Oh crap. Here we go again… But this time it will be different.  I have to work harder this time.  Shannon is a cynic, an I-only-believe-it-when-I-see-it kind of gal. Brace yourself!
“Oh, yeah?” Think, think, think.
“Yeah, she said she’s both of them. She said all of the presents that Gail ever got were really from her.”
“Really? So then…” Don’t lie. Don’t lie, but don’t tell the truth. Not yet. Maybe next year. “So then did Gail’s mom come to our house all those times and give us presents and put money under your pillow?” Deflect her. That’s it!
“No. She is Santa in their house, and you and Daddy are Santa in our house.” Yeah, I knew that wouldn’t work.

Silence. Okay, just wait. She has to brush her teeth, get ready for school. She will stop asking questions eventually. Won’t she?

“But,” Oh, she’s gonna keep going.
“I know you can’t be Santa Claus. You never would have bought an American Girl doll!”
“No, I would never spend 100 bucks on a doll.” What a racket. 100 dollar dolls.
“And you would’ve talked to Aunt Shelly to know she was giving us those dolls that year. “
“Yup. I sure would have.” I wish I had!  Would’ve saved 200 bucks!

“Buuuut…” Uh oh.
“This year I didn’t show you my wish list, and I didn’t get anything I asked for.” Yeah, what can I say here? I got nothin’. I tried to intercept the Santa letter but, no luck.
“And last year I saw a picture on Daddy’s phone of unwrapped presents. And it was in the Camera Roll before the pictures of Christmas. You told me the phone shuffled the photos around.” Yes, that was quick thinking on my part!
“But it didn’t! It doesn’t do that! I know it doesn’t do that.” Nothin’ I tell ya. I cannot think of a single thing to say. Trapped in my shower by truth and logic!
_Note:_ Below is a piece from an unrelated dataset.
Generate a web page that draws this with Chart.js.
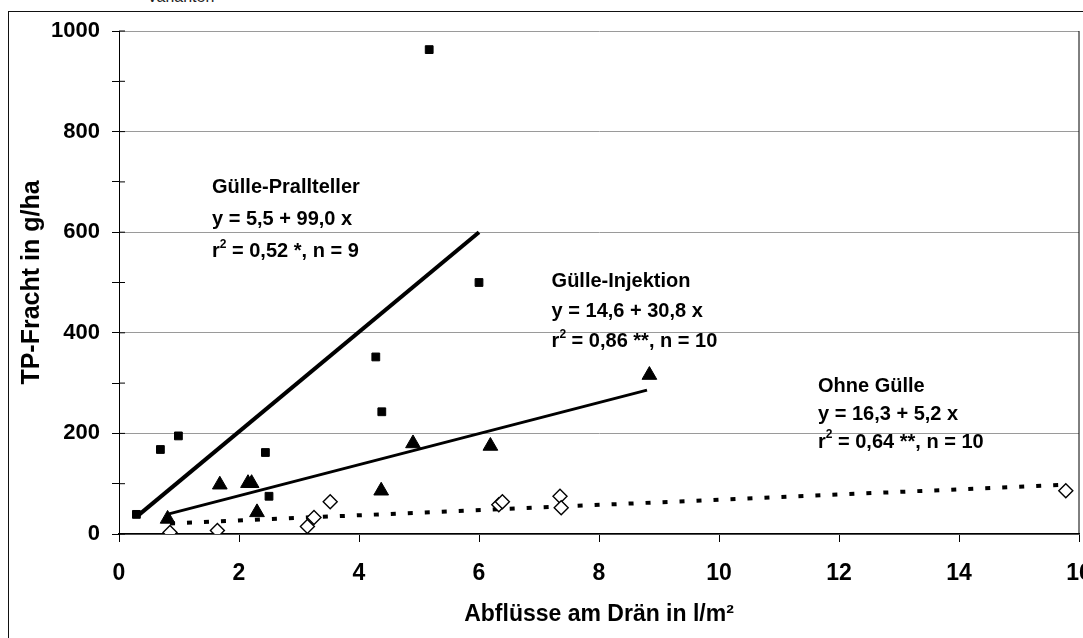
<!DOCTYPE html>
<html>
<head>
<meta charset="utf-8">
<script src="https://cdn.jsdelivr.net/npm/chart.js@4.4.1/dist/chart.umd.min.js"></script>
<style>
    html, body { margin: 0; padding: 0; background: #fff; overflow: hidden; width: 1083px; height: 638px; }
    #rahmen { position: absolute; left: 8px; top: 11px; width: 1200px; height: 700px; border-left: 1.5px solid #111; border-top: 1.5px solid #111; }
    #oben { position: absolute; left: 147px; top: -12px; font: 16px 'Liberation Sans', Arial, sans-serif; color: #222; }
    #wrap { position: absolute; left: 0; top: 0; width: 1120px; height: 638px; }
</style>
</head>
<body>
<div id="oben">Varianten</div>
<div id="rahmen"></div>
<div id="wrap"><canvas id="chart"></canvas></div>
<script>
const FONT = "'Liberation Sans', Arial, sans-serif";

// Messpunkte
const pralltellerX = [0.29, 0.69, 0.99, 2.44, 2.50, 4.28, 4.38, 5.17, 6.00];
const pralltellerY = [39, 168, 195, 162, 75, 352, 243, 963, 500];
const injektionX = [0.81, 1.68, 2.15, 2.21, 2.30, 4.37, 4.90, 6.19, 8.84];
const injektionY = [30, 98, 101, 101, 43, 86, 180, 175, 316];
const ohneX = [0.85, 1.64, 3.14, 3.25, 3.52, 6.33, 6.39, 7.35, 7.37, 15.78];
const ohneY = [3, 7, 15, 33, 64, 58, 64, 75, 52, 86];

// Regressionsgeraden (Endpunkte)
const pralltellerFitX = [0.3, 6.0];
const pralltellerFitY = [35, 600];
const injektionFitX = [0.8, 8.8];
const injektionFitY = [39, 286];
const ohneFitX = [0.85, 15.78];
const ohneFitY = [21, 98];

const xTicks = [0, 2, 4, 6, 8, 10, 12, 14, 16];
const yTicks = [0, 100, 200, 300, 400, 500, 600, 700, 800, 900, 1000];

// Beschriftung der Geraden
const fitLabels = [
    { x: 1.55, y: 688, gap: 32, lines: ['Gülle-Prallteller', 'y = 5,5 + 99,0 x', 'r² = 0,52 *, n = 9'] },
    { x: 7.21, y: 502, gap: 30, lines: ['Gülle-Injektion', 'y = 14,6 + 30,8 x', 'r² = 0,86 **, n = 10'] },
    { x: 11.65, y: 294, gap: 28, lines: ['Ohne Gülle', 'y = 16,3 + 5,2 x', 'r² = 0,64 **, n = 10'] }
];

function pts(xs, ys) {
    return xs.map(function(v, i) { return { x: v, y: ys[i] }; });
}

function drawLine(ctx, text, px, py) {
    ctx.font = 'bold 20px ' + FONT;
    if (text.indexOf('²') < 0) {
        ctx.fillText(text, px, py);
        return;
    }
    var parts = text.split('²');
    ctx.fillText(parts[0], px, py);
    var w = ctx.measureText(parts[0]).width;
    ctx.font = 'bold 12px ' + FONT;
    ctx.fillText('2', px + w, py - 7);
    w += ctx.measureText('2').width;
    ctx.font = 'bold 20px ' + FONT;
    ctx.fillText(parts[1], px + w, py);
}

const extras = {
    id: 'extras',
    beforeDatasetsDraw(chart) {
        const { ctx, chartArea: a, scales: { y } } = chart;
        ctx.save();
        ctx.strokeStyle = '#000';
        ctx.lineWidth = 1;
        ctx.beginPath();
        ctx.moveTo(a.right, a.top);
        ctx.lineTo(a.right, a.bottom);
        yTicks.forEach(function(v) {
            var py = y.getPixelForValue(v);
            ctx.moveTo(a.left, py);
            ctx.lineTo(a.left + 6, py);
        });
        ctx.stroke();
        ctx.restore();
    },
    afterDatasetsDraw(chart) {
        const { ctx, scales: { x, y } } = chart;
        ctx.save();
        ctx.fillStyle = '#000';
        ctx.textBaseline = 'middle';
        ctx.textAlign = 'left';
        fitLabels.forEach(function(l) {
            var px = x.getPixelForValue(l.x);
            var py = y.getPixelForValue(l.y);
            l.lines.forEach(function(t, i) {
                drawLine(ctx, t, px, py + i * l.gap);
            });
        });
        ctx.restore();
    }
};

var ctx = document.getElementById('chart').getContext('2d');
var chart = new Chart(ctx, {
    type: 'scatter',
    data: {
        datasets: [
            {
                label: 'Gülle-Prallteller',
                data: pts(pralltellerX, pralltellerY),
                pointStyle: 'rect',
                pointRadius: 5.5,
                backgroundColor: '#000',
                borderColor: '#000',
                borderWidth: 1,
                order: 0
            },
            {
                label: 'Gülle-Injektion',
                data: pts(injektionX, injektionY),
                pointStyle: 'triangle',
                pointRadius: 8.5,
                backgroundColor: '#000',
                borderColor: '#000',
                borderWidth: 1,
                order: 0
            },
            {
                label: 'Ohne Gülle',
                data: pts(ohneX, ohneY),
                pointStyle: 'rectRot',
                pointRadius: 7,
                backgroundColor: '#fff',
                borderColor: '#000',
                borderWidth: 1.4,
                order: 0
            },
            {
                type: 'line',
                data: pts(pralltellerFitX, pralltellerFitY),
                borderColor: '#000',
                borderWidth: 4,
                pointRadius: 0,
                order: 1
            },
            {
                type: 'line',
                data: pts(injektionFitX, injektionFitY),
                borderColor: '#000',
                borderWidth: 3,
                pointRadius: 0,
                order: 1
            },
            {
                type: 'line',
                data: pts(ohneFitX, ohneFitY),
                borderColor: '#000',
                borderWidth: 4,
                borderDash: [5, 12],
                borderCapStyle: 'butt',
                pointRadius: 0,
                order: 1
            }
        ]
    },
    options: {
        responsive: true,
        maintainAspectRatio: false,
        animation: false,
        layout: { padding: { left: 0, top: 31, right: 41, bottom: 0 } },
        plugins: { legend: { display: false }, tooltip: { enabled: false } },
        scales: {
            x: {
                type: 'linear',
                min: 0,
                max: 16,
                afterBuildTicks: function(s) { s.ticks = xTicks.map(function(v) { return { value: v }; }); },
                afterFit: function(s) { s.height = 104; },
                ticks: { color: '#000', font: { family: FONT, size: 23, weight: 'bold' }, padding: 18, maxRotation: 0, autoSkip: false },
                grid: { drawOnChartArea: false, drawTicks: true, tickLength: 8, color: '#000', tickColor: '#000' },
                border: { color: '#000', width: 1.5 },
                title: {
                    display: true,
                    text: 'Abflüsse am Drän in l/m²',
                    color: '#000',
                    font: { family: FONT, size: 23, weight: 'bold' },
                    padding: { top: 0, bottom: 10 }
                }
            },
            y: {
                type: 'linear',
                min: 0,
                max: 1000,
                afterBuildTicks: function(s) { s.ticks = yTicks.map(function(v) { return { value: v }; }); },
                afterFit: function(s) { s.width = 119; },
                ticks: {
                    color: '#000',
                    font: { family: FONT, size: 22, weight: 'bold' },
                    padding: 12,
                    autoSkip: false,
                    callback: function(v) { return v % 200 === 0 ? v : ''; }
                },
                grid: {
                    color: function(c) { return c.tick && c.tick.value % 200 === 0 ? '#9a9a9a' : 'rgba(0,0,0,0)'; },
                    tickColor: '#000',
                    tickLength: 7,
                    lineWidth: 1
                },
                border: { color: '#000', width: 1 },
                title: {
                    display: true,
                    text: 'TP-Fracht in g/ha',
                    color: '#000',
                    font: { family: FONT, size: 25, weight: 'bold' },
                    padding: { top: 17, bottom: 0 }
                }
            }
        }
    },
    plugins: [extras]
});
</script>
</body>
</html>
“Aaaaand…” Oh man, there’s more.
“Once I woke up and Daddy’s hand was under my pillow.” Ha! Oh, I almost snorted with laughter right there. Thank goodness for shower curtains.
“When I asked him what he was doing, he said he wanted to know how much money the Tooth Fairy gave me.”
“Well then, that’s what he was doing.” Short, simple answers. Don’t embellish, you’ll just dig yourself deeper into this hole full of lies.
“He knew exactly how much money there was, because it came from his wallet!
Sigh. I guess I’ll shave my legs, again. I won’t be leaving for a while….  I know! Redirection! Here we go!
“Shannon, what time is it? It must be getting late?”
“It’s 8:00.”
“Oh, you better go on and get dressed.”

“So….?” Oh jayzus, now what?
“When are you supposed to tell your kids? At what age? When do people tell their kids?”
“Huh?” Is there a rule?  I’m wondering that myself right now?
“When do you tell them that you’ve been lying to them about everything their whole life?”
Gulp. There it is. The beginning of the end.
“When did your mom tell you?”  Okay, okay.  I got this one! Finally, an easy one.
“She never told me that!” Not a lie. “We never had that conversation at all.” Still, to this day.  “You know, if you don’t believe, you don’t receive.”
“Yeah, well, I think you and Daddy are the Tooth Fairy. Not Santa Claus, but definitely the Tooth Fairy.”

Foot steps. Door closing.  Phew. A reprieve. But knowing her, it won’t last. 

That just may have been the longest shower I’ve taken since I had kids.
So why do I still feel like it’s time to come clean?